[Begin]

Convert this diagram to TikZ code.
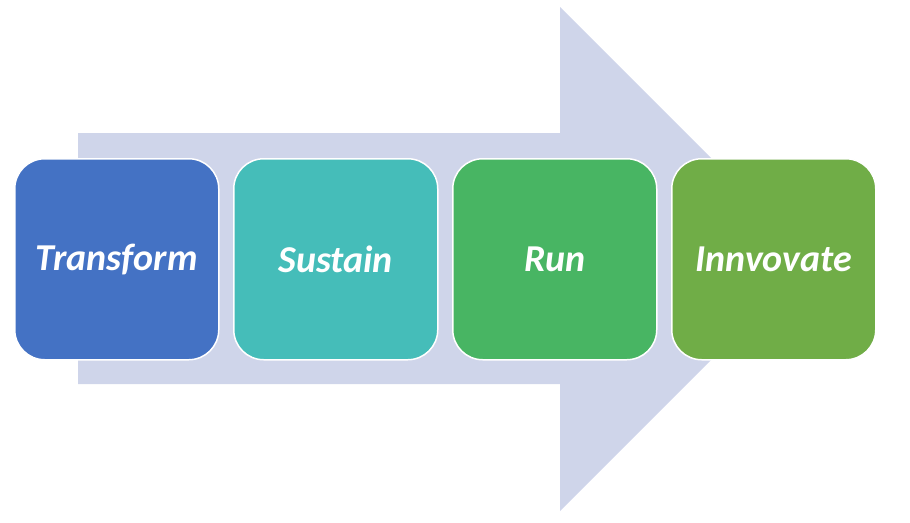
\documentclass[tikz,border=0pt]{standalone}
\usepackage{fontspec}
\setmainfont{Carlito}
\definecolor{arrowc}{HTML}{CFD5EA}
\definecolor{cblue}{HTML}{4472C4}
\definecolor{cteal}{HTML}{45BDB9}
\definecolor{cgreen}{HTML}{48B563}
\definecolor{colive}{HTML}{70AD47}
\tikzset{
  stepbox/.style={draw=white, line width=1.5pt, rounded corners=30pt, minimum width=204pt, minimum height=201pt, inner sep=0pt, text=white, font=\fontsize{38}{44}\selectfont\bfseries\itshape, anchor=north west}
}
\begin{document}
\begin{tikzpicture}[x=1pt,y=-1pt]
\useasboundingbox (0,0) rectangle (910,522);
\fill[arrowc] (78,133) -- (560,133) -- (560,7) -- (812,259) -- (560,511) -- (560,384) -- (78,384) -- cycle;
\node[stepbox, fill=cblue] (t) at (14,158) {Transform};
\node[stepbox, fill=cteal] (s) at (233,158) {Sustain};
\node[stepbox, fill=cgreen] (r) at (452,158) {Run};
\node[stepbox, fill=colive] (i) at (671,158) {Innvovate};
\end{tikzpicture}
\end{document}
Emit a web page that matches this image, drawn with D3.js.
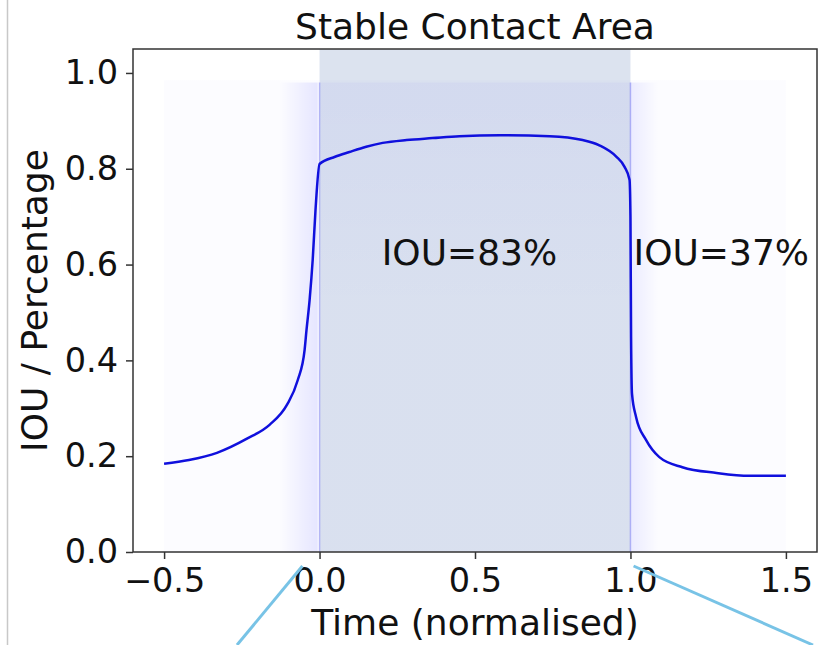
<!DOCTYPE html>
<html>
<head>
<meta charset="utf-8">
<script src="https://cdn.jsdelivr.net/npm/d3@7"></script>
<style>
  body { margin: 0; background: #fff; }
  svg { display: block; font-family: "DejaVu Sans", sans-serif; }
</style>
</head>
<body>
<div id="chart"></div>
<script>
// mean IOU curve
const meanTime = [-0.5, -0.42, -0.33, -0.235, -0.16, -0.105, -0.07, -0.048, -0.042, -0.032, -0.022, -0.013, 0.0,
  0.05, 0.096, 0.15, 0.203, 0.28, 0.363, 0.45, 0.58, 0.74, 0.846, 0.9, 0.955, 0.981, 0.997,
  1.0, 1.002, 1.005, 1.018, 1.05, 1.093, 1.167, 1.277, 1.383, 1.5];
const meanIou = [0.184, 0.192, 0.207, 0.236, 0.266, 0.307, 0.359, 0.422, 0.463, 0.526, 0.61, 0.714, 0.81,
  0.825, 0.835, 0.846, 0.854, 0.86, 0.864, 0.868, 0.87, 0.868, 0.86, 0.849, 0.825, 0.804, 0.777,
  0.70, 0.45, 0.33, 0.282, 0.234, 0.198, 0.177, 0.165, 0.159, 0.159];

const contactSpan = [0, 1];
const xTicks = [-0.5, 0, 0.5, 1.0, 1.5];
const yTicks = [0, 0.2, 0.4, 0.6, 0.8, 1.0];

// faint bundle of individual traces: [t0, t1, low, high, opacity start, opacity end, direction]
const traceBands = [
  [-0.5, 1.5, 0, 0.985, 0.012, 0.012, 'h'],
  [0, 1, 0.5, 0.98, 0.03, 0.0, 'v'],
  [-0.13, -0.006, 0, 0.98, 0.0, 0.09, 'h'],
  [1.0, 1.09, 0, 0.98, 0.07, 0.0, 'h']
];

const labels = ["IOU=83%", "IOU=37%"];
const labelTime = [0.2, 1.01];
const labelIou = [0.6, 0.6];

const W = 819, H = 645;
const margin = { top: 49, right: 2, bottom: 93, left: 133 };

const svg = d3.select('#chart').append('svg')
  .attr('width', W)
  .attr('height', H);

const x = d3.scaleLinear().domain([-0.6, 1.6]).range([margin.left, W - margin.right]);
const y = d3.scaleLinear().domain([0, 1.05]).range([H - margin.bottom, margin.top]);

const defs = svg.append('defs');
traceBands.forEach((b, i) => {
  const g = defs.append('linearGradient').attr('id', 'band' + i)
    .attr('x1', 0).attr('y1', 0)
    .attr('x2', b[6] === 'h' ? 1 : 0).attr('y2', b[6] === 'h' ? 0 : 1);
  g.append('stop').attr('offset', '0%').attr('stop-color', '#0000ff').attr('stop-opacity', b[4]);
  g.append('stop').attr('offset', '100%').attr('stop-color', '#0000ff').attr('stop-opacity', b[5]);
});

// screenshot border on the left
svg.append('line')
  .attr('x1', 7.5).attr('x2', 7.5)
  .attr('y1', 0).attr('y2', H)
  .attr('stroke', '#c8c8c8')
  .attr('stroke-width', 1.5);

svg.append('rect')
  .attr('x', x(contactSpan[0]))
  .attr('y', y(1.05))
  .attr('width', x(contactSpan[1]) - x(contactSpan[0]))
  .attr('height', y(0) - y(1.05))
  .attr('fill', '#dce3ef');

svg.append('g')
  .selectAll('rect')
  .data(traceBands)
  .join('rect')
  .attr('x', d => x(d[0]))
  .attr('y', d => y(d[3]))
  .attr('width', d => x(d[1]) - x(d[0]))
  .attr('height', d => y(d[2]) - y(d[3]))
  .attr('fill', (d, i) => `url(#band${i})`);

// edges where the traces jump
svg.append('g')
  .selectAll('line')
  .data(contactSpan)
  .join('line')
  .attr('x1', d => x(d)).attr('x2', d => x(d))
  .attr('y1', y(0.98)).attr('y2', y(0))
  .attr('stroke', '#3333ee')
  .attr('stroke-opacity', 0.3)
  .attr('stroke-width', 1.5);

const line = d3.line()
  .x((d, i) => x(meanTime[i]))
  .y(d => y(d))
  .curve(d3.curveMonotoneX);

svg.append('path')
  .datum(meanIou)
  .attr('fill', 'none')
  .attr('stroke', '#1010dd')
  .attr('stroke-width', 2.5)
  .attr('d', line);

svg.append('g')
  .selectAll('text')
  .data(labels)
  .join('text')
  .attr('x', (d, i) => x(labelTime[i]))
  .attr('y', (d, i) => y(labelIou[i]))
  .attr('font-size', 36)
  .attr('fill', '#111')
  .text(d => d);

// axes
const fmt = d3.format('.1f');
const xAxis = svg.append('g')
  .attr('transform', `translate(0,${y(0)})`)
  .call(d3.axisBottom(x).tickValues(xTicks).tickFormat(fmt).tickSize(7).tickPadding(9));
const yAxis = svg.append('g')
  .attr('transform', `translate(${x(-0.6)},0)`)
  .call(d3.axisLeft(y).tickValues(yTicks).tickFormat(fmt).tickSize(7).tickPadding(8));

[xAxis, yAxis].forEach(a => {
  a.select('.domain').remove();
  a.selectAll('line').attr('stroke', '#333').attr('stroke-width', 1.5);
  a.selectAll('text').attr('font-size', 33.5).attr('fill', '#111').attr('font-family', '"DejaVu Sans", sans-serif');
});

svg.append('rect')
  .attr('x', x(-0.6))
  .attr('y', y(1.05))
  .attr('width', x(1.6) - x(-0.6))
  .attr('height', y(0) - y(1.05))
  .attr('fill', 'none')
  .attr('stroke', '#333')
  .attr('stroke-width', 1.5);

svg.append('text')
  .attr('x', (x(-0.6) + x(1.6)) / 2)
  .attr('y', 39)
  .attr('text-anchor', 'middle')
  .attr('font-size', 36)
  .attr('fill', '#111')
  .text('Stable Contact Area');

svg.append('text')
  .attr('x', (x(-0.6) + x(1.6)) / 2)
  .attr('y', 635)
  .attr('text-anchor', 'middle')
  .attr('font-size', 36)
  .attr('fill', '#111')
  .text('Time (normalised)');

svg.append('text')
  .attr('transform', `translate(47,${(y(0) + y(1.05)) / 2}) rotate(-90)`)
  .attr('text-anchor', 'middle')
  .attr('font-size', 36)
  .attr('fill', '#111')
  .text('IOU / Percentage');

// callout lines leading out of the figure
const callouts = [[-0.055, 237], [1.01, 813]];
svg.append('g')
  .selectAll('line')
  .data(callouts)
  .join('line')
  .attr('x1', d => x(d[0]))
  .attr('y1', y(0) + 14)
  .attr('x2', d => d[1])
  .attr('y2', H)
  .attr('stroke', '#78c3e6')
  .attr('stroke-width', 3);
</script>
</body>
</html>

[End]

Only the lines starting at the line with "Emit a web page" and ending at the line with "const yTicks = [0, 0.2, 0.4, 0.6, 0.8, 1.0];" should be printed again, exactly and with both ends kept; omit the pictures.

§ **SOLUTION TO THE PROBLEM**:
Emit a web page that matches this image, drawn with D3.js.
<!DOCTYPE html>
<html>
<head>
<meta charset="utf-8">
<script src="https://cdn.jsdelivr.net/npm/d3@7"></script>
<style>
  body { margin: 0; background: #fff; }
  svg { display: block; font-family: "DejaVu Sans", sans-serif; }
</style>
</head>
<body>
<div id="chart"></div>
<script>
// mean IOU curve
const meanTime = [-0.5, -0.42, -0.33, -0.235, -0.16, -0.105, -0.07, -0.048, -0.042, -0.032, -0.022, -0.013, 0.0,
  0.05, 0.096, 0.15, 0.203, 0.28, 0.363, 0.45, 0.58, 0.74, 0.846, 0.9, 0.955, 0.981, 0.997,
  1.0, 1.002, 1.005, 1.018, 1.05, 1.093, 1.167, 1.277, 1.383, 1.5];
const meanIou = [0.184, 0.192, 0.207, 0.236, 0.266, 0.307, 0.359, 0.422, 0.463, 0.526, 0.61, 0.714, 0.81,
  0.825, 0.835, 0.846, 0.854, 0.86, 0.864, 0.868, 0.87, 0.868, 0.86, 0.849, 0.825, 0.804, 0.777,
  0.70, 0.45, 0.33, 0.282, 0.234, 0.198, 0.177, 0.165, 0.159, 0.159];

const contactSpan = [0, 1];
const xTicks = [-0.5, 0, 0.5, 1.0, 1.5];
const yTicks = [0, 0.2, 0.4, 0.6, 0.8, 1.0];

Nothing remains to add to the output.